Starting at the first line of the listing below, repeat each line exactly until the line containing "678.05, 677.85, 677.75]", which you include. Leave out pictures.

[Begin]

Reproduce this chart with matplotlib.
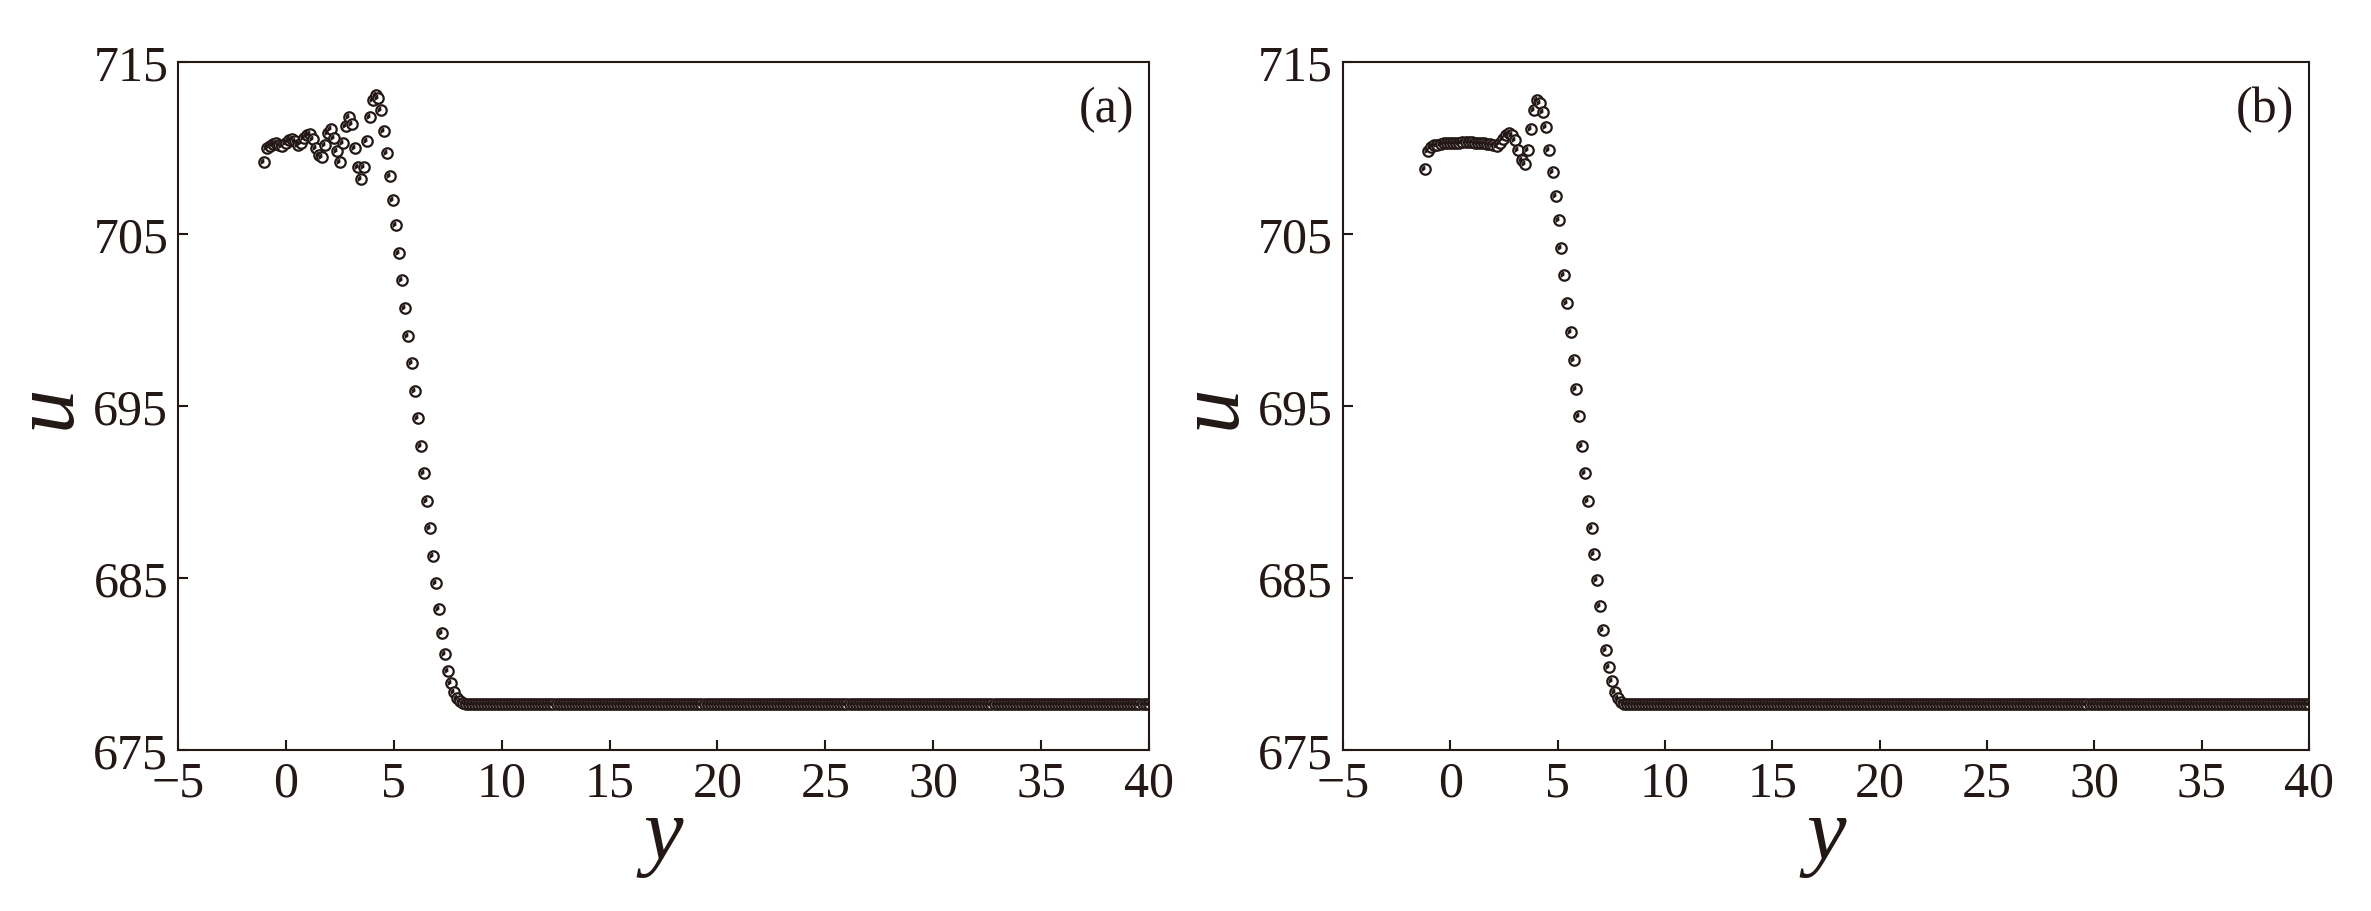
import numpy as np
import matplotlib.pyplot as plt
from matplotlib.path import Path

plt.rcParams['font.family'] = ['Liberation Serif', 'DejaVu Serif']

# panel (a): oscillating head + descent
a_head_y = [-1.00, -0.86, -0.72, -0.58, -0.44, -0.30, -0.16, -0.02, 0.12, 0.26,
            0.40, 0.54, 0.68, 0.82, 0.96, 1.10, 1.24, 1.38, 1.52, 1.66,
            1.80, 1.94, 2.08, 2.22, 2.36, 2.50, 2.64, 2.78, 2.92, 3.06,
            3.20, 3.34, 3.48, 3.62, 3.76, 3.90, 4.04, 4.16]
a_head_u = [709.2, 710.0, 710.1, 710.25, 710.3, 710.2, 710.1, 710.3, 710.45, 710.55,
            710.4, 710.15, 710.3, 710.6, 710.75, 710.8, 710.5, 710.0, 709.6, 709.5,
            710.2, 710.9, 711.1, 710.6, 709.8, 709.2, 710.3, 711.3, 711.8, 711.4,
            710.0, 708.9, 708.2, 708.9, 710.4, 711.8, 712.8, 713.1]
a_drop_y = [4.28, 4.42, 4.56, 4.70, 4.84, 4.98, 5.12, 5.26, 5.40, 5.54,
            5.68, 5.82, 5.96, 6.10, 6.24, 6.38, 6.52, 6.66, 6.80, 6.94,
            7.08, 7.22, 7.36, 7.50, 7.64, 7.78, 7.92, 8.06, 8.20]
a_drop_u = [712.9, 712.2, 711.0, 709.7, 708.4, 707.0, 705.5, 703.9, 702.3, 700.7,
            699.1, 697.5, 695.9, 694.3, 692.7, 691.1, 689.5, 687.9, 686.3, 684.7,
            683.2, 681.8, 680.6, 679.6, 678.9, 678.4, 678.05, 677.85, 677.75]

# panel (b)
b_head_y = [-1.18, -1.03, -0.89, -0.74, -0.60, -0.45, -0.31, -0.16, -0.02, 0.13,
            0.27, 0.42, 0.56, 0.71, 0.85, 1.00, 1.14, 1.29, 1.43, 1.58,
            1.72, 1.87, 2.01, 2.16, 2.30, 2.45, 2.59, 2.74, 2.88, 3.03,
            3.17, 3.32, 3.46, 3.61, 3.75, 3.90, 4.04]
b_head_u = [708.8, 709.85, 710.05, 710.15, 710.2, 710.25, 710.28, 710.3, 710.3, 710.32,
            710.32, 710.32, 710.33, 710.33, 710.33, 710.33, 710.32, 710.3, 710.3, 710.28,
            710.25, 710.22, 710.15, 710.1, 710.3, 710.55, 710.75, 710.85, 710.75, 710.45,
            709.9, 709.3, 709.1, 709.9, 711.1, 712.2, 712.8]
b_drop_y = [4.18, 4.32, 4.46, 4.62, 4.77, 4.92, 5.05, 5.16, 5.29, 5.45,
            5.62, 5.76, 5.88, 6.01, 6.13, 6.27, 6.44, 6.58, 6.70, 6.84,
            6.97, 7.10, 7.24, 7.38, 7.52, 7.66, 7.80, 7.94]
b_drop_u = [712.6, 712.1, 711.2, 709.9, 708.6, 707.2, 705.8, 704.2, 702.6, 701.0,
            699.3, 697.7, 696.0, 694.4, 692.7, 691.1, 689.5, 687.9, 686.4, 684.9,
            683.4, 682.0, 680.8, 679.8, 679.0, 678.4, 678.0, 677.8]

# flat far field, same grid step as above
tail_step = 0.14
tail_u = 677.7
a_tail_y = np.arange(8.34, 40.0 + 1e-9, tail_step)
b_tail_y = np.arange(8.08, 40.0 + 1e-9, tail_step)

panels = [
    ('(a)', a_head_y + a_drop_y + list(a_tail_y),
     a_head_u + a_drop_u + [tail_u] * len(a_tail_y)),
    ('(b)', b_head_y + b_drop_y + list(b_tail_y),
     b_head_u + b_drop_u + [tail_u] * len(b_tail_y)),
]

dark = '#231815'
wedge = Path.wedge(95, 215)

fig = plt.figure(figsize=(23.71, 9.12), dpi=100)
rects = [[0.0751, 0.1765, 0.4095, 0.7544], [0.5664, 0.1765, 0.4074, 0.7544]]

for rect, (tag, ys, us) in zip(rects, panels):
    ax = fig.add_axes(rect)
    ax.plot(ys, us, 'o', ms=7.5, mfc='white', mec=dark, mew=1.6, ls='none')
    ax.plot(ys, us, marker=wedge, ms=5.6, color=dark, mec='none', ls='none')

    ax.set_xlim(-5, 40)
    ax.set_ylim(675, 715)
    ax.set_xticks(range(-5, 41, 5))
    ax.set_yticks(range(675, 716, 10))
    ax.tick_params(direction='in', length=7, width=1.5, labelsize=36,
                   colors=dark, pad=7, top=False, right=False)
    for s in ax.spines.values():
        s.set_linewidth(1.5)
        s.set_color(dark)

    # axis titles placed by centre
    ax.text(0.5, -0.125, 'y', transform=ax.transAxes, ha='center', va='center',
            fontsize=64, style='italic', color=dark)
    ax.text(-0.134, 0.5, 'u', transform=ax.transAxes, ha='center', va='center',
            rotation=90, fontsize=64, style='italic', color=dark)

    ax.text(0.985, 0.965, tag, transform=ax.transAxes, ha='right', va='top',
            fontsize=36, color=dark)

fig.savefig('out.png', dpi=100)
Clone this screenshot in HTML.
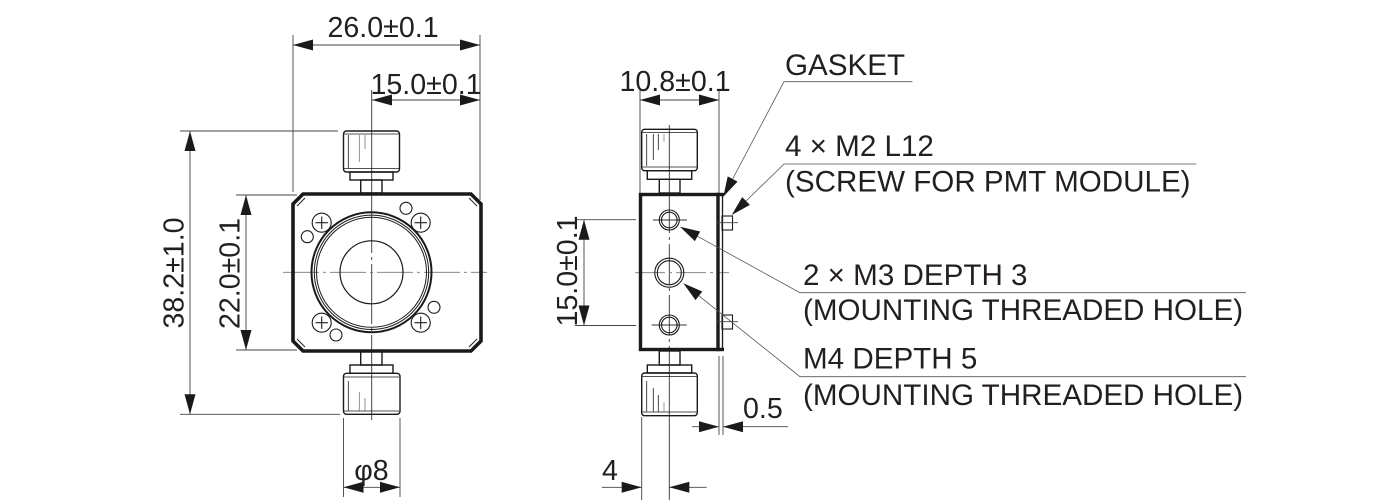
<!DOCTYPE html>
<html>
<head>
<meta charset="utf-8">
<style>
html,body{margin:0;padding:0;background:#fff;}
svg{display:block;}
text{font-family:"Liberation Sans",Arial,sans-serif;font-size:28.6px;fill:#231f20;}
text.lb{font-size:29.6px;}
</style>
</head>
<body>
<svg width="1400" height="500" viewBox="0 0 1400 500" xmlns="http://www.w3.org/2000/svg">
<g fill="none" stroke-linecap="butt">

<!-- ============ LEFT VIEW ============ -->
<g stroke="#444" stroke-width="0.9">
  <line x1="293" y1="35" x2="293" y2="192"/>
  <line x1="480" y1="35" x2="480" y2="200"/>
  <line x1="293" y1="45" x2="480" y2="45"/>
  <line x1="372" y1="100" x2="480" y2="100"/>
  <line x1="180" y1="131" x2="338" y2="131"/>
  <line x1="180" y1="414.3" x2="340" y2="414.3"/>
  <line x1="190" y1="131" x2="190" y2="414"/>
  <line x1="236" y1="195" x2="297" y2="195"/>
  <line x1="236" y1="350" x2="297" y2="350"/>
  <line x1="246" y1="195" x2="246" y2="350"/>
  <line x1="343.5" y1="418" x2="343.5" y2="497"/>
  <line x1="400" y1="418" x2="400" y2="497"/>
  <line x1="343.5" y1="487.3" x2="400" y2="487.3"/>
</g>
<g stroke="#333" stroke-width="0.9">
  <line x1="371.7" y1="90" x2="371.7" y2="193"/>
  <line x1="371.7" y1="193" x2="371.7" y2="352" stroke-dasharray="60 4 3 4"/>
  <line x1="371.7" y1="352" x2="371.7" y2="420"/>
  <line x1="283" y1="272.3" x2="487" y2="272.3" stroke="#777" stroke-dasharray="36 4 3 4"/>
</g>

<polygon points="303,194 471,194 481,204 481,341 471,351 303,351 293,341 293,204" stroke="#1a1a1a" stroke-width="3.6" stroke-linejoin="miter"/>
<g stroke="#1a1a1a" stroke-width="0.9">
  <line x1="297" y1="206" x2="305" y2="198"/>
  <line x1="469" y1="198" x2="477" y2="206"/>
  <line x1="297" y1="339" x2="305" y2="347"/>
  <line x1="469" y1="347" x2="477" y2="339"/>
</g>

<g stroke="#1a1a1a">
  <circle cx="371.5" cy="272.3" r="60" stroke-width="2"/>
  <circle cx="371.5" cy="272.3" r="57.2" stroke-width="1"/>
  <circle cx="371.5" cy="272.3" r="55" stroke-width="1"/>
  <circle cx="371.5" cy="272.3" r="31.5" stroke-width="1.2"/>
</g>
<g stroke="#1a1a1a" stroke-width="1.1">
  <circle cx="321.7" cy="222.7" r="9.5"/>
  <line x1="315.5" y1="222.7" x2="327.9" y2="222.7"/><line x1="321.7" y1="216.5" x2="321.7" y2="228.9"/>
  <circle cx="420.7" cy="222.7" r="9.5"/>
  <line x1="414.5" y1="222.7" x2="426.9" y2="222.7"/><line x1="420.7" y1="216.5" x2="420.7" y2="228.9"/>
  <circle cx="321.7" cy="322.7" r="9.5"/>
  <line x1="315.5" y1="322.7" x2="327.9" y2="322.7"/><line x1="321.7" y1="316.5" x2="321.7" y2="328.9"/>
  <circle cx="420.7" cy="322.7" r="9.5"/>
  <line x1="414.5" y1="322.7" x2="426.9" y2="322.7"/><line x1="420.7" y1="316.5" x2="420.7" y2="328.9"/>
  <circle cx="307.3" cy="236.7" r="6"/>
  <circle cx="406" cy="208.3" r="6"/>
  <circle cx="434" cy="307.3" r="6"/>
  <circle cx="336" cy="335" r="6"/>
</g>

<g stroke="#1a1a1a" stroke-width="1.4">
  <rect x="343.5" y="131" width="56" height="41" rx="3"/>
  <rect x="350" y="172" width="43" height="8"/>
  <rect x="360.7" y="180" width="21.3" height="13"/>
  <line x1="344" y1="134" x2="399" y2="134" stroke-width="0.8"/>
  <line x1="344" y1="168.5" x2="399" y2="168.5" stroke-width="0.8"/>
</g>
<g stroke="#1a1a1a" stroke-width="0.8">
  <line x1="348.3" y1="135" x2="348.3" y2="168"/>
  <line x1="359.3" y1="135" x2="359.3" y2="162" stroke="#777"/>
  <line x1="365" y1="135" x2="365" y2="149" stroke="#777"/>
</g>
<g stroke="#1a1a1a" stroke-width="1.4">
  <rect x="360.7" y="351" width="21.3" height="14"/>
  <rect x="350" y="365" width="43" height="8.3"/>
  <rect x="343.5" y="373.3" width="56.5" height="41" rx="3"/>
  <line x1="344" y1="377" x2="399" y2="377" stroke-width="0.8"/>
  <line x1="344" y1="411" x2="399" y2="411" stroke-width="0.8"/>
</g>
<g stroke="#1a1a1a" stroke-width="0.8">
  <line x1="348.3" y1="381" x2="348.3" y2="410.5"/>
  <line x1="359.3" y1="392" x2="359.3" y2="410.5" stroke="#777"/>
  <line x1="365" y1="398" x2="365" y2="410.5" stroke="#777"/>
</g>

<!-- ============ RIGHT VIEW ============ -->
<g stroke="#444" stroke-width="0.9">
  <line x1="640" y1="90" x2="640" y2="193"/>
  <line x1="719" y1="90" x2="719" y2="193"/>
  <line x1="640" y1="100" x2="719" y2="100"/>
  <line x1="575" y1="219.7" x2="636" y2="219.7"/>
  <line x1="575" y1="325.5" x2="636" y2="325.5"/>
  <line x1="584" y1="219.7" x2="584" y2="325.5"/>
  <line x1="719" y1="356" x2="719" y2="435"/>
  <line x1="723" y1="356" x2="723" y2="435"/>
  <line x1="692" y1="426.7" x2="719" y2="426.7"/>
  <line x1="723" y1="426.7" x2="788" y2="426.7"/>
  <line x1="641.7" y1="417" x2="641.7" y2="500"/>
  <line x1="601.7" y1="487.3" x2="641.7" y2="487.3"/>
  <line x1="669.3" y1="487.3" x2="706.7" y2="487.3"/>
</g>
<g stroke="#333" stroke-width="0.9">
  <line x1="669.3" y1="125" x2="669.3" y2="193"/>
  <line x1="669.3" y1="193" x2="669.3" y2="352" stroke-dasharray="40 4 3 4"/>
  <line x1="669.3" y1="352" x2="669.3" y2="500"/>
  <line x1="653" y1="220" x2="687" y2="220"/>
  <line x1="635" y1="272.7" x2="729" y2="272.7" stroke="#777" stroke-dasharray="30 4 3 4"/>
  <line x1="651.7" y1="325" x2="686.7" y2="325"/>
</g>

<rect x="640.5" y="194.5" width="77.5" height="155" stroke="#1a1a1a" stroke-width="3.4"/>
<g stroke="#1a1a1a">
  <line x1="716" y1="194.5" x2="724" y2="194.5" stroke-width="3.4"/>
  <line x1="716" y1="349.5" x2="724" y2="349.5" stroke-width="3.4"/>
  <line x1="722.5" y1="194.5" x2="722.5" y2="349.5" stroke-width="1.3"/>
</g>
<g stroke="#1a1a1a" stroke-width="1.1">
  <circle cx="669.3" cy="220" r="10"/>
  <circle cx="669.3" cy="220" r="7.8"/>
  <circle cx="669.3" cy="272.7" r="14.5"/>
  <circle cx="669.3" cy="272.7" r="12"/>
  <circle cx="669.3" cy="325" r="10"/>
  <circle cx="669.3" cy="325" r="7.8"/>
</g>
<g stroke="#1a1a1a" stroke-width="1.1">
  <rect x="722" y="216" width="10.5" height="14"/>
  <rect x="722" y="315" width="10.5" height="14"/>
</g>
<g stroke="#444" stroke-width="0.8">
  <line x1="717" y1="222.7" x2="738" y2="222.7"/>
  <line x1="717" y1="321.7" x2="738" y2="321.7"/>
</g>

<g stroke="#1a1a1a" stroke-width="1.4">
  <rect x="641.7" y="129.3" width="55.6" height="41.4" rx="3"/>
  <rect x="647.3" y="170.7" width="44.4" height="8.6"/>
  <rect x="659.3" y="179.3" width="20.7" height="13.7"/>
  <line x1="642.5" y1="132.5" x2="696.5" y2="132.5" stroke-width="0.8"/>
  <line x1="642.5" y1="167" x2="696.5" y2="167" stroke-width="0.8"/>
</g>
<g stroke="#1a1a1a" stroke-width="0.8">
  <line x1="646.7" y1="134" x2="646.7" y2="166"/>
  <line x1="653.3" y1="134" x2="653.3" y2="160"/>
  <line x1="658.3" y1="134" x2="658.3" y2="150"/>
  <line x1="664" y1="134" x2="664" y2="142" stroke="#888"/>
</g>
<g stroke="#1a1a1a" stroke-width="1.4">
  <rect x="659.3" y="351" width="20.7" height="14"/>
  <rect x="647.3" y="365" width="44.4" height="8"/>
  <rect x="641.7" y="373" width="55.6" height="42.7" rx="3"/>
  <line x1="642.5" y1="376.5" x2="696.5" y2="376.5" stroke-width="0.8"/>
  <line x1="642.5" y1="412" x2="696.5" y2="412" stroke-width="0.8"/>
</g>
<g stroke="#1a1a1a" stroke-width="0.8">
  <line x1="646.7" y1="381" x2="646.7" y2="411.5"/>
  <line x1="653.3" y1="388" x2="653.3" y2="411.5"/>
  <line x1="658.3" y1="395" x2="658.3" y2="411.5"/>
  <line x1="664" y1="402" x2="664" y2="411.5" stroke="#888"/>
</g>

<!-- leaders -->
<g stroke="#555" stroke-width="0.8">
  <polyline points="912.5,81.7 784,81.7 732.6,179"/>
  <polyline points="1196.4,164 784,164 746,201"/>
  <polyline points="1246,292.7 800,292.7 697.5,236.3"/>
  <polyline points="1246,376.7 800,376.7 698.9,295.8"/>
</g>
</g>

<g fill="#1a1a1a" stroke="none">
  <polygon points="293,45 313,39.5 313,50.5"/>
  <polygon points="480,45 460,39.5 460,50.5"/>
  <polygon points="372,100 392,94.5 392,105.5"/>
  <polygon points="480,100 460,94.5 460,105.5"/>
  <polygon points="190,131 184.5,151 195.5,151"/>
  <polygon points="190,414.3 184.5,394.3 195.5,394.3"/>
  <polygon points="246,195 240.5,215 251.5,215"/>
  <polygon points="246,350 240.5,330 251.5,330"/>
  <polygon points="343.5,487.3 363.5,481.8 363.5,492.8"/>
  <polygon points="400,487.3 380,481.8 380,492.8"/>
  <polygon points="640,100 660,94.5 660,105.5"/>
  <polygon points="719,100 699,94.5 699,105.5"/>
  <polygon points="584,219.7 578.5,239.7 589.5,239.7"/>
  <polygon points="584,325.5 578.5,305.5 589.5,305.5"/>
  <polygon points="719,426.7 699,421.2 699,432.2"/>
  <polygon points="723,426.7 743,421.2 743,432.2"/>
  <polygon points="641.7,487.3 621.7,481.8 621.7,492.8"/>
  <polygon points="669.3,487.3 689.3,481.8 689.3,492.8"/>
  <polygon points="723.3,196.7 737.5,181.6 727.7,176.4"/>
  <polygon points="731.7,215 749.9,204.9 742.2,197.1"/>
  <polygon points="680,226.7 694.9,241.1 700.2,231.5"/>
  <polygon points="683.3,283.3 695.5,300.1 702.3,291.5"/>
</g>

<text x="327.5" y="37">26.0±0.1</text>
<text x="370.5" y="94">15.0±0.1</text>
<text transform="translate(183.5,273) rotate(-90)" text-anchor="middle">38.2±1.0</text>
<text transform="translate(239.5,273.5) rotate(-90)" text-anchor="middle">22.0±0.1</text>
<text x="371.5" y="480" text-anchor="middle">φ8</text>

<text x="619.5" y="91">10.8±0.1</text>
<text transform="translate(577,271) rotate(-90)" text-anchor="middle">15.0±0.1</text>
<text x="743" y="418">0.5</text>
<text x="602" y="480">4</text>

<text class="lb" x="785" y="75">GASKET</text>
<text class="lb" x="785" y="156">4 × M2 L12</text>
<text class="lb" x="785" y="191.7">(SCREW FOR PMT MODULE)</text>
<text class="lb" x="803" y="285">2 × M3 DEPTH 3</text>
<text class="lb" x="803" y="320">(MOUNTING THREADED HOLE)</text>
<text class="lb" x="803" y="368.3">M4 DEPTH 5</text>
<text class="lb" x="803" y="405">(MOUNTING THREADED HOLE)</text>
</svg>
</body>
</html>
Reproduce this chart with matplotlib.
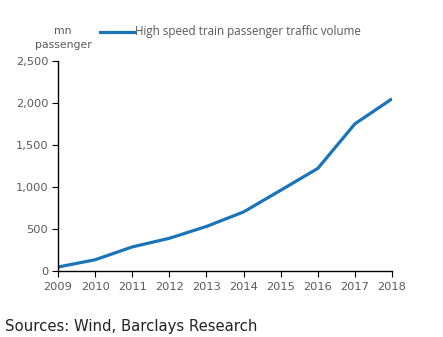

[End]

### Exercise result
Reproduce this chart with matplotlib.
import numpy as np
import matplotlib.pyplot as plt
from matplotlib.path import Path

plt.rcParams['font.family'] = ['Liberation Serif', 'DejaVu Serif']

# panel (a): oscillating head + descent
a_head_y = [-1.00, -0.86, -0.72, -0.58, -0.44, -0.30, -0.16, -0.02, 0.12, 0.26,
            0.40, 0.54, 0.68, 0.82, 0.96, 1.10, 1.24, 1.38, 1.52, 1.66,
            1.80, 1.94, 2.08, 2.22, 2.36, 2.50, 2.64, 2.78, 2.92, 3.06,
            3.20, 3.34, 3.48, 3.62, 3.76, 3.90, 4.04, 4.16]
a_head_u = [709.2, 710.0, 710.1, 710.25, 710.3, 710.2, 710.1, 710.3, 710.45, 710.55,
            710.4, 710.15, 710.3, 710.6, 710.75, 710.8, 710.5, 710.0, 709.6, 709.5,
            710.2, 710.9, 711.1, 710.6, 709.8, 709.2, 710.3, 711.3, 711.8, 711.4,
            710.0, 708.9, 708.2, 708.9, 710.4, 711.8, 712.8, 713.1]
a_drop_y = [4.28, 4.42, 4.56, 4.70, 4.84, 4.98, 5.12, 5.26, 5.40, 5.54,
            5.68, 5.82, 5.96, 6.10, 6.24, 6.38, 6.52, 6.66, 6.80, 6.94,
            7.08, 7.22, 7.36, 7.50, 7.64, 7.78, 7.92, 8.06, 8.20]
a_drop_u = [712.9, 712.2, 711.0, 709.7, 708.4, 707.0, 705.5, 703.9, 702.3, 700.7,
            699.1, 697.5, 695.9, 694.3, 692.7, 691.1, 689.5, 687.9, 686.3, 684.7,
            683.2, 681.8, 680.6, 679.6, 678.9, 678.4, 678.05, 677.85, 677.75]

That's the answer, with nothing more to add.